I have been hard on Susannah Frame for the impressions that she has given with regards these issues. I am hard on her since she has been given some information that contradicts much of what she has reported yet has not addressed the issues. I thought that was what an investigation was intended to do and maybe I’m just impatient.
From my perspective and the perspective of many advocates for people with intellectual and developmental disabilities, Susannah Frame has only regurgitated the rhetoric we have heard for years without looking into why advocates claim the reports (which she terms “scientific research”) are misinterpreted and fall very short of addressing the diversity of the population.

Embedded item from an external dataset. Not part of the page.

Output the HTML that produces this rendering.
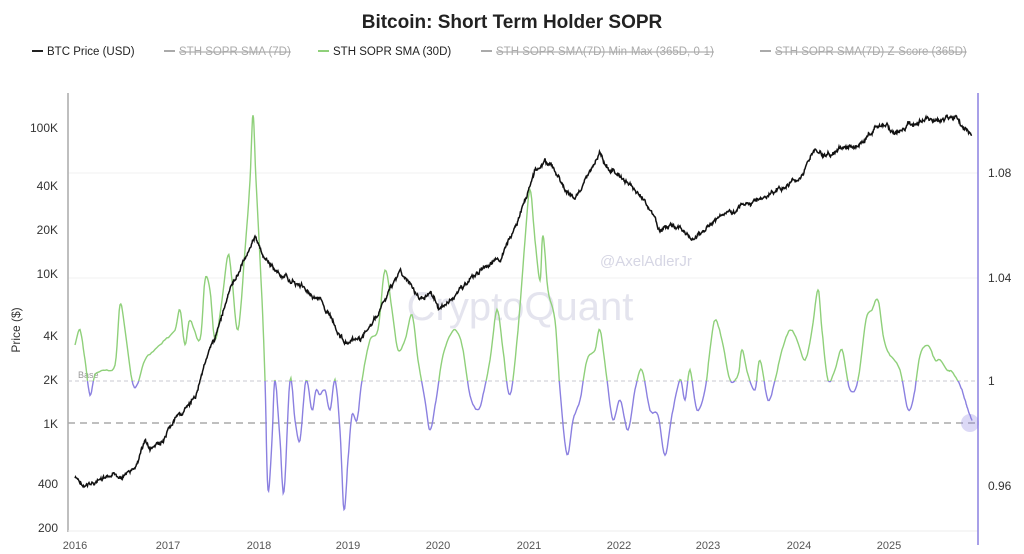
<!DOCTYPE html>
<html><head><meta charset="utf-8"><style>
html,body{margin:0;padding:0;background:#fff;width:1024px;height:554px;overflow:hidden}
svg{display:block;font-family:"Liberation Sans",sans-serif}
</style></head><body>
<svg id="s" width="1024" height="554" viewBox="0 0 1024 554">
<text x="512" y="28" text-anchor="middle" font-size="19" font-weight="bold" fill="#222">Bitcoin: Short Term Holder SOPR</text>
<g font-size="11.5">
<line x1="32" y1="51" x2="43" y2="51" stroke="#222" stroke-width="2"/><text x="47" y="55" fill="#222">BTC Price (USD)</text>
<line x1="164" y1="51" x2="175" y2="51" stroke="#aaa" stroke-width="2"/><text x="179" y="55" fill="#aaa" text-decoration="line-through">STH SOPR SMA (7D)</text>
<line x1="318" y1="51" x2="329" y2="51" stroke="#8fd07a" stroke-width="2"/><text x="333" y="55" fill="#222">STH SOPR SMA (30D)</text>
<line x1="481" y1="51" x2="492" y2="51" stroke="#aaa" stroke-width="2"/><text x="496" y="55" fill="#aaa" text-decoration="line-through">STH SOPR SMA(7D) Min-Max (365D, 0-1)</text>
<line x1="760" y1="51" x2="771" y2="51" stroke="#aaa" stroke-width="2"/><text x="775" y="55" fill="#aaa" text-decoration="line-through">STH SOPR SMA(7D) Z-Score (365D)</text>
</g>
<g stroke="#f2f2f2"><line x1="68" y1="173" x2="978" y2="173"/><line x1="68" y1="278" x2="978" y2="278"/></g>
<line x1="68" y1="93" x2="68" y2="532" stroke="#aaa" stroke-width="1.5"/>
<line x1="68" y1="531" x2="978" y2="531" stroke="#eee"/>
<line x1="978" y1="93" x2="978" y2="545" stroke="#8b80e0" stroke-width="1.5"/>
<g font-size="12" fill="#333" text-anchor="end">
<text x="58" y="132">100K</text><text x="58" y="190">40K</text><text x="58" y="234">20K</text><text x="58" y="278">10K</text><text x="58" y="340">4K</text><text x="58" y="384">2K</text><text x="58" y="428">1K</text><text x="58" y="488">400</text><text x="58" y="532">200</text>
</g>
<text x="20" y="330" font-size="12" fill="#333" transform="rotate(-90 20 330)" text-anchor="middle">Price ($)</text>
<g font-size="12" fill="#333">
<text x="988" y="177">1.08</text><text x="988" y="282">1.04</text><text x="988" y="385">1</text><text x="988" y="490">0.96</text>
</g>
<g font-size="11" fill="#555" text-anchor="middle">
<text x="75" y="549">2016</text><text x="168" y="549">2017</text><text x="259" y="549">2018</text><text x="348" y="549">2019</text><text x="438" y="549">2020</text><text x="529" y="549">2021</text><text x="619" y="549">2022</text><text x="708" y="549">2023</text><text x="799" y="549">2024</text><text x="889" y="549">2025</text>
</g>
<text x="600" y="266" font-size="15" fill="#d6d6e4">@AxelAdlerJr</text>
<text x="520" y="320" font-size="40" fill="#e4e4ee" text-anchor="middle">CryptoQuant</text>
<line x1="68" y1="381" x2="978" y2="381" stroke="#c8c8d0" stroke-dasharray="4,3"/>
<text x="78" y="378" font-size="9" fill="#999">Base</text>
<line x1="68" y1="423" x2="978" y2="423" stroke="#aaa" stroke-width="1.5" stroke-dasharray="7,5"/>
<defs>
<clipPath id="above"><rect x="0" y="0" width="1024" height="381"/></clipPath>
<clipPath id="below"><rect x="0" y="381" width="1024" height="200"/></clipPath>
</defs>
<path id="sg" fill="none" stroke="#8fd07a" stroke-width="1.4" clip-path="url(#above)"/>
<path id="sp" fill="none" stroke="#8b80e0" stroke-width="1.4" clip-path="url(#below)"/>
<path id="pr" fill="none" stroke="#111" stroke-width="1.5"/>
<circle cx="970" cy="423" r="9" fill="#8b80e0" opacity="0.3"/>
</svg>
<script>
var price=[[75,478],[85,488],[95,482],[120,476],[135,470],[145,440],[150,450],[165,440],[175,420],[185,410],[195,400],[205,360],[215,340],[220,320],[230,290],[240,270],[248,250],[255,236],[262,255],[270,265],[280,275],[300,285],[320,300],[333,320],[340,335],[348,345],[360,340],[375,320],[390,290],[400,270],[410,285],[420,300],[430,290],[440,310],[450,300],[460,290],[480,270],[500,260],[515,230],[525,200],[535,170],[545,160],[555,170],[565,190],[575,200],[585,180],[600,155],[610,170],[625,180],[640,195],[650,210],[660,232],[670,225],[680,230],[695,240],[705,230],[715,220],[730,210],[745,205],[760,200],[780,190],[795,180],[805,170],[815,150],[830,155],[845,150],[860,145],[875,128],[885,125],[895,135],[910,125],[925,118],[940,120],[955,115],[965,130],[972,135]];
var sopr=[[75,345],[80,330],[85,360],[90,395],[95,375],[105,370],[115,365],[120,305],[125,330],[132,380],[137,385],[145,360],[155,350],[165,340],[175,330],[180,310],[185,345],[190,320],[200,340],[205,280],[210,290],[215,340],[222,300],[228,255],[232,280],[238,330],[245,250],[250,180],[253,115],[256,180],[262,300],[265,380],[268,490],[272,440],[275,380],[280,440],[284,492],[290,380],[295,420],[300,440],[306,380],[312,410],[316,390],[320,395],[325,390],[330,410],[335,380],[340,430],[344,510],[348,460],[352,415],[357,420],[362,380],[370,340],[378,330],[385,270],[392,310],[398,350],[405,340],[412,315],[418,360],[425,400],[430,430],[436,400],[442,360],[448,340],[455,330],[462,345],[470,395],[478,410],[483,395],[490,360],[497,310],[503,350],[510,395],[518,330],[525,240],[530,190],[535,240],[540,280],[543,235],[548,290],[555,320],[560,390],[567,455],[573,420],[580,400],[587,360],[595,350],[600,330],[607,380],[613,420],[620,400],[628,430],[635,390],[642,370],[650,410],[658,415],[665,455],[672,415],[680,380],[685,400],[690,370],[697,410],[705,390],[710,350],[715,320],[722,340],[730,380],[738,375],[742,350],[748,375],[755,390],[760,360],[768,400],[775,380],[782,350],[790,330],[797,340],[805,360],[812,330],[818,290],[822,330],[828,380],[835,370],[842,350],[850,390],[858,380],[866,320],[872,310],[878,300],[884,340],[890,355],[900,370],[908,410],[914,395],[920,355],[928,345],[935,360],[940,360],[947,370],[952,372],[960,385],[965,400],[968,410],[972,420]];
var seed=7;function rnd(){seed=(seed*9301+49297)%233280;return seed/233280-0.5;}
function priceD(pts){var d="",w=0;for(var i=0;i<pts.length-1;i++){var a=pts[i],b=pts[i+1];var n=Math.max(1,Math.round((b[0]-a[0])*2));for(var k=0;k<n;k++){var t=k/n;w=w*0.85+rnd()*3;var x=a[0]+(b[0]-a[0])*t,y=a[1]+(b[1]-a[1])*t+w+rnd()*2;d+=(d?"L":"M")+x.toFixed(1)+","+y.toFixed(1);}}var l=pts[pts.length-1];return d+"L"+l[0]+","+l[1];}
function smoothD(p){var d="M"+p[0][0]+","+p[0][1];for(var i=0;i<p.length-1;i++){var p0=p[Math.max(0,i-1)],p1=p[i],p2=p[i+1],p3=p[Math.min(p.length-1,i+2)];for(var k=1;k<=6;k++){var t=k/6,t2=t*t,t3=t2*t;var f=function(a,b,c,e){return 0.5*((2*b)+(-a+c)*t+(2*a-5*b+4*c-e)*t2+(-a+3*b-3*c+e)*t3);};var x=f(p0[0],p1[0],p2[0],p3[0]),y=f(p0[1],p1[1],p2[1],p3[1])+rnd()*1.2;d+="L"+x.toFixed(1)+","+y.toFixed(1);}}return d;}
document.getElementById("pr").setAttribute("d",priceD(price));
var sd=smoothD(sopr);
document.getElementById("sg").setAttribute("d",sd);
document.getElementById("sp").setAttribute("d",sd);
</script>
</body></html>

Yes, it is true that MOST people with intellectual/developmental disabilities can live in small community homes and settings but we are not talking about MOST in this situation. We are talking about those who have the very highest support needs and we are talking about safe, appropriate and integrative care.
It is also true that there are some people with these extremely high support needs who do live in small community family homes and settings. No one disputes that fact either.
What we need to understand is that for these people who have extremely high support needs, their care is expensive – no matter where they live. In fact, the cost of their daily personal care alone in a small community home is greater than full, comprehensive care in a therapeutic community.
We only have so many resources to go around and share with a diverse population. What is disturbing to me is this so-called advocacy that wants to evict people from their homes only to push them into another community that will not be able to accommodate their needs. This will then create a much larger crisis for those on the other end of the spectrum who only need a little support – they will go without. Is this advocacy?